UNITED NATIONS, United States — The United Nations secretary-general on Saturday slammed a bomb blast in the Afghan capital the day before that ripped through a mosque and killed at least 10 worshippers.

“The Secretary-General strongly condemns yesterday’s deadly attack on the Khalifa Sahib Mosque in western Kabul during Friday prayers,” a spokesperson for Antonio Guterres said in a statement.

“He extends his deepest condolences to the families of the victims and wishes a swift recovery to those injured. Attacks against civilians and civilian objects, including mosques, are strictly prohibited under international humanitarian law.”

The target of the blast appeared to be members of the minority Sufi community who were performing rituals after completing Friday prayers, an official said.

Grisly images of the blast posted on social media showed survivors running out of the mosque, with some carrying victims including children. Patches of blood could be seen on the floor of the mosque compound.

Interior ministry spokesman Abdul Nafi Takor said at least 10 people were killed, while Kabul police said another 30 were injured.

The bombing was the latest in a wave of attacks that have rocked Afghanistan during the fasting month of Ramadan.
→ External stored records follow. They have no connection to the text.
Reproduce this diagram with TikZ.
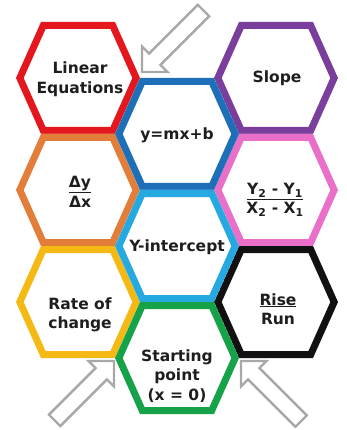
\documentclass[tikz,border=0pt]{standalone}
\usepackage{fontspec}
\setmainfont{DejaVu Sans}
\usetikzlibrary{positioning}
\definecolor{HexRed}{RGB}{228,23,31}
\definecolor{HexPurple}{RGB}{122,62,157}
\definecolor{HexBlue}{RGB}{29,111,184}
\definecolor{HexOrange}{RGB}{226,125,58}
\definecolor{HexPink}{RGB}{234,111,201}
\definecolor{HexSky}{RGB}{38,169,225}
\definecolor{HexYellow}{RGB}{245,185,21}
\definecolor{HexBlack}{RGB}{17,17,17}
\definecolor{HexGreen}{RGB}{22,162,73}
\definecolor{TextGray}{RGB}{30,30,30}
\definecolor{ArrowGray}{RGB}{168,168,168}
\tikzset{
  hexcell/.style={line width=14pt, line join=miter, fill=white},
  celltext/.style={font=\fontsize{15.5}{19.5}\selectfont\bfseries, text=TextGray, align=center, inner sep=0pt},
  hollowarrow/.style={draw=ArrowGray, fill=white, line width=2.4pt, line join=miter}
}
% hexagon cell: x, y, colour (stroke kept inside the outline)
\newcommand{\hexcell}[3]{%
  \begin{scope}[shift={(#1,#2)}]
    \clip (-62,0) -- (-37,-56) -- (37,-56) -- (62,0) -- (37,56) -- (-37,56) -- cycle;
    \draw[hexcell, draw=#3] (-62,0) -- (-37,-56) -- (37,-56) -- (62,0) -- (37,56) -- (-37,56) -- cycle;
  \end{scope}}
% hollow block arrow: tip x, tip y, direction, length
\newcommand{\hollowarrow}[4]{%
  \begin{scope}[shift={(#1,#2)}, rotate=#3]
    \draw[hollowarrow] (0,0) -- (-18,18) -- (-18,8) -- (-#4,8) -- (-#4,-8) -- (-18,-8) -- (-18,-18) -- cycle;
  \end{scope}}

\begin{document}
\begin{tikzpicture}[x=1pt, y=-1pt]
  \useasboundingbox (0,0) rectangle (347,430);
  % Arrows
  \hollowarrow{142}{72}{225}{87}
  \hollowarrow{114}{361}{45}{84}
  \hollowarrow{241}{361}{135}{85}
  % Side columns
  \hexcell{78}{78}{HexRed}
  \hexcell{276}{78}{HexPurple}
  \hexcell{78}{190}{HexOrange}
  \hexcell{276}{190}{HexPink}
  \hexcell{78}{302}{HexYellow}
  \hexcell{276}{302}{HexBlack}
  % Middle column
  \hexcell{177}{134}{HexBlue}
  \hexcell{177}{246}{HexSky}
  \hexcell{177}{358}{HexGreen}
  % Labels
  \node[celltext] (lineq) at (80,79) {Linear\\Equations};
  \node[celltext] (slope) at (277,78) {Slope};
  \node[celltext] (ymxb) at (177,135) {y=mx+b};
  \node[celltext] (dydx) at (80,192) {\underline{Δy}\\Δx};
  \node[celltext] (twopt) at (275,200) {\underline{Y\textsubscript{2} - Y\textsubscript{1}}\\X\textsubscript{2} - X\textsubscript{1}};
  \node[celltext] (yint) at (177,247) {Y-intercept};
  \node[celltext] (rate) at (80,315) {Rate of\\change};
  \node[celltext] (rise) at (278,309) {\underline{Rise}\\Run};
  \node[celltext] (start) at (177,376) {Starting\\point\\(x = 0)};
\end{tikzpicture}
\end{document}
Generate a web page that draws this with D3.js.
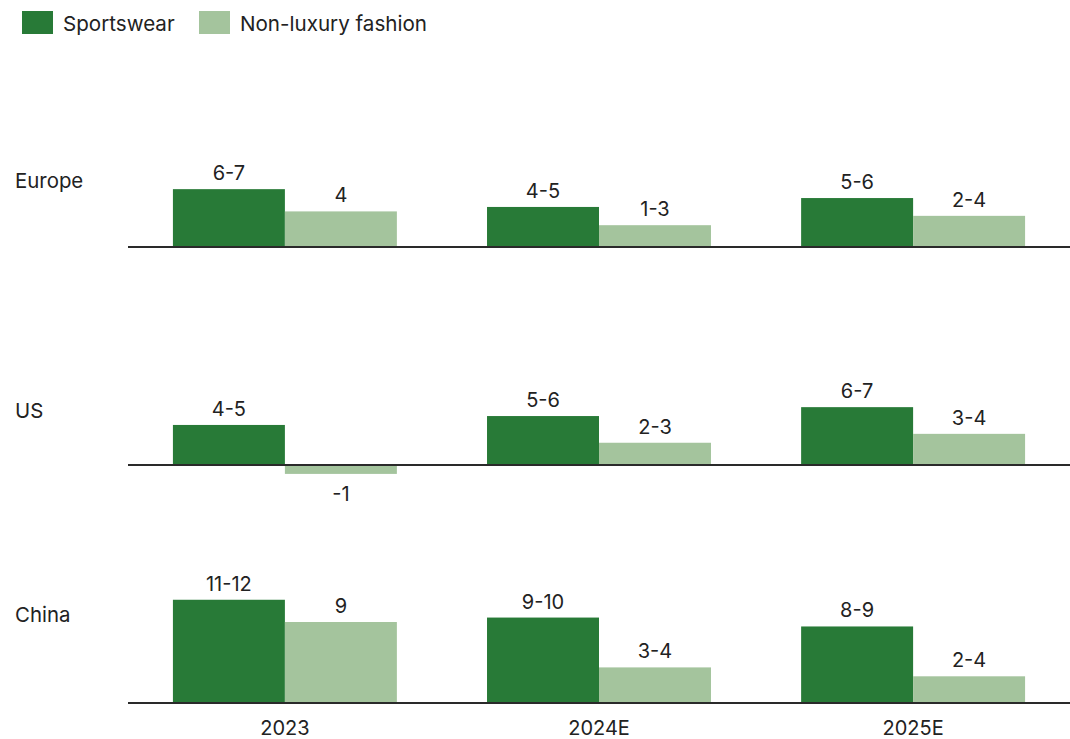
<!DOCTYPE html>
<html>
<head>
<meta charset="utf-8">
<script src="https://cdn.jsdelivr.net/npm/d3@7"></script>
<style>
  html, body { margin: 0; padding: 0; background: #fff; }
  svg { display: block; font-family: Inter, "Noto Sans", sans-serif; }
</style>
</head>
<body>
<svg id="chart" width="1070" height="739"></svg>
<script>
// ---- data ----
const years = ["2023", "2024E", "2025E"];
const regions = ["Europe", "US", "China"];
const seriesNames = ["Sportswear", "Non-luxury fashion"];
const europeSports = [6.5, 4.5, 5.5];
const europeSportsLabels = ["6-7", "4-5", "5-6"];
const europeFashion = [4, 2.45, 3.5];
const europeFashionLabels = ["4", "1-3", "2-4"];
const usSports = [4.5, 5.5, 6.5];
const usSportsLabels = ["4-5", "5-6", "6-7"];
const usFashion = [-1, 2.5, 3.5];
const usFashionLabels = ["-1", "2-3", "3-4"];
const chinaSports = [11.6, 9.6, 8.6];
const chinaSportsLabels = ["11-12", "9-10", "8-9"];
const chinaFashion = [9.1, 4, 3];
const chinaFashionLabels = ["9", "3-4", "2-4"];

const panels = [
  { name: regions[0], sports: europeSports, sL: europeSportsLabels, fashion: europeFashion, fL: europeFashionLabels, base: 247, labelY: 188 },
  { name: regions[1], sports: usSports, sL: usSportsLabels, fashion: usFashion, fL: usFashionLabels, base: 465, labelY: 418 },
  { name: regions[2], sports: chinaSports, sL: chinaSportsLabels, fashion: chinaFashion, fL: chinaFashionLabels, base: 703, labelY: 622 }
];

const colors = ["#287a37", "#a4c49d"];
const textColor = "#222";

const svg = d3.select("#chart");

const x = d3.scaleBand().domain(years).range([128, 1070]).paddingInner(0.287).paddingOuter(0.143);
const xs = d3.scaleBand().domain(seriesNames).range([0, x.bandwidth()]);
// shared vertical scale, relative to each panel baseline
const y = d3.scaleLinear().domain([0, 12]).range([0, -106.8]);

// ---- legend ----
const legendItems = [
  { name: seriesNames[0], color: colors[0], x: 22 },
  { name: seriesNames[1], color: colors[1], x: 199 }
];
const lg = svg.append("g");
legendItems.forEach(d => {
  lg.append("rect").attr("x", d.x).attr("y", 11).attr("width", 31).attr("height", 23).attr("fill", d.color);
  lg.append("text").attr("x", d.x + 41).attr("y", 31).attr("font-size", 20.6).attr("fill", textColor).text(d.name);
});

// ---- panels ----
panels.forEach(p => {
  const g = svg.append("g").attr("transform", `translate(0,${p.base})`);
  const rows = years.map((yr, i) => [
    { yr, s: seriesNames[0], v: p.sports[i], label: p.sL[i], color: colors[0] },
    { yr, s: seriesNames[1], v: p.fashion[i], label: p.fL[i], color: colors[1] }
  ]).flat();

  g.selectAll("rect.bar").data(rows).join("rect")
    .attr("class", "bar")
    .attr("x", d => x(d.yr) + xs(d.s))
    .attr("width", xs.bandwidth())
    .attr("y", d => Math.min(y(d.v), y(0)))
    .attr("height", d => Math.abs(y(d.v) - y(0)))
    .attr("fill", d => d.color);

  g.selectAll("text.val").data(rows).join("text")
    .attr("class", "val")
    .attr("x", d => x(d.yr) + xs(d.s) + xs.bandwidth() / 2)
    .attr("y", d => d.v >= 0 ? y(d.v) - 9 : y(d.v) + 27)
    .attr("text-anchor", "middle")
    .attr("font-size", 20)
    .attr("fill", textColor)
    .text(d => d.label);

  g.append("line")
    .attr("x1", x.range()[0]).attr("x2", x.range()[1])
    .attr("y1", y(0)).attr("y2", y(0))
    .attr("stroke", "#2a2a2a").attr("stroke-width", 2);

  svg.append("text")
    .attr("x", 15).attr("y", p.labelY)
    .attr("font-size", 20.4).attr("fill", textColor)
    .text(p.name);
});

// ---- x category labels ----
const xAxis = d3.axisBottom(x).tickSize(0).tickPadding(0);
const ax = svg.append("g").attr("transform", "translate(0,721)").call(xAxis);
ax.select(".domain").remove();
ax.selectAll("text").attr("font-size", 20).attr("fill", textColor).attr("font-family", "Inter, 'Noto Sans', sans-serif");
</script>
</body>
</html>
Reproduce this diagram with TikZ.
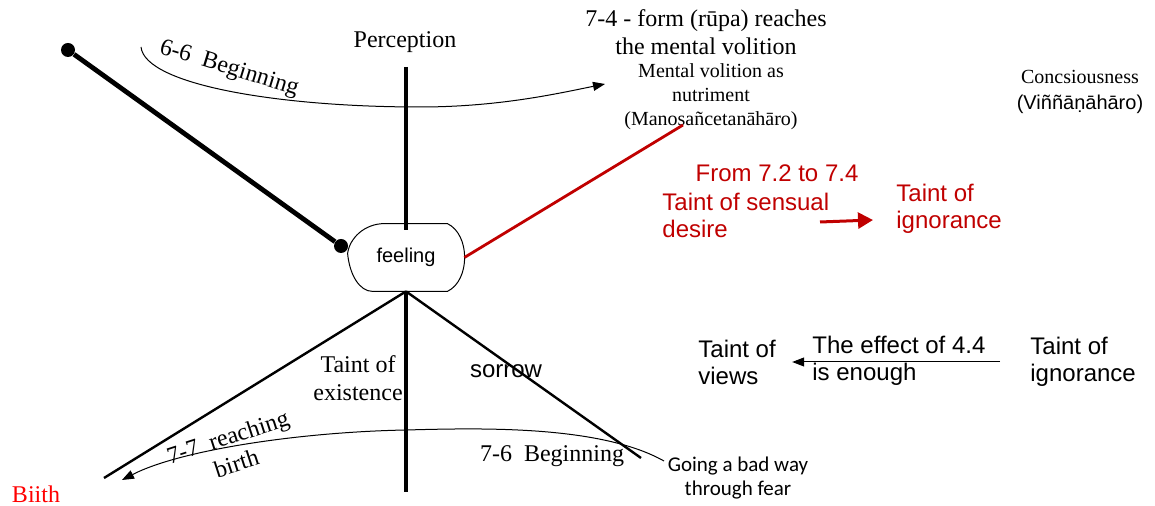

Dozens of civilians have been killed in the primarily sectarian attacks — some claimed by the Islamic State group — targeting members of the Shiite and Sufi Muslim communities.

Friday’s blast comes a day after two bombs on separate minibuses killed at least nine people in the northern city of Mazar-i-Sharif, targeting Shiite passengers heading home to break their Ramadan fast.

A bomb at a Shiite mosque in Mazar-i-Sharif a week earlier killed at least 12 worshippers and wounded scores more.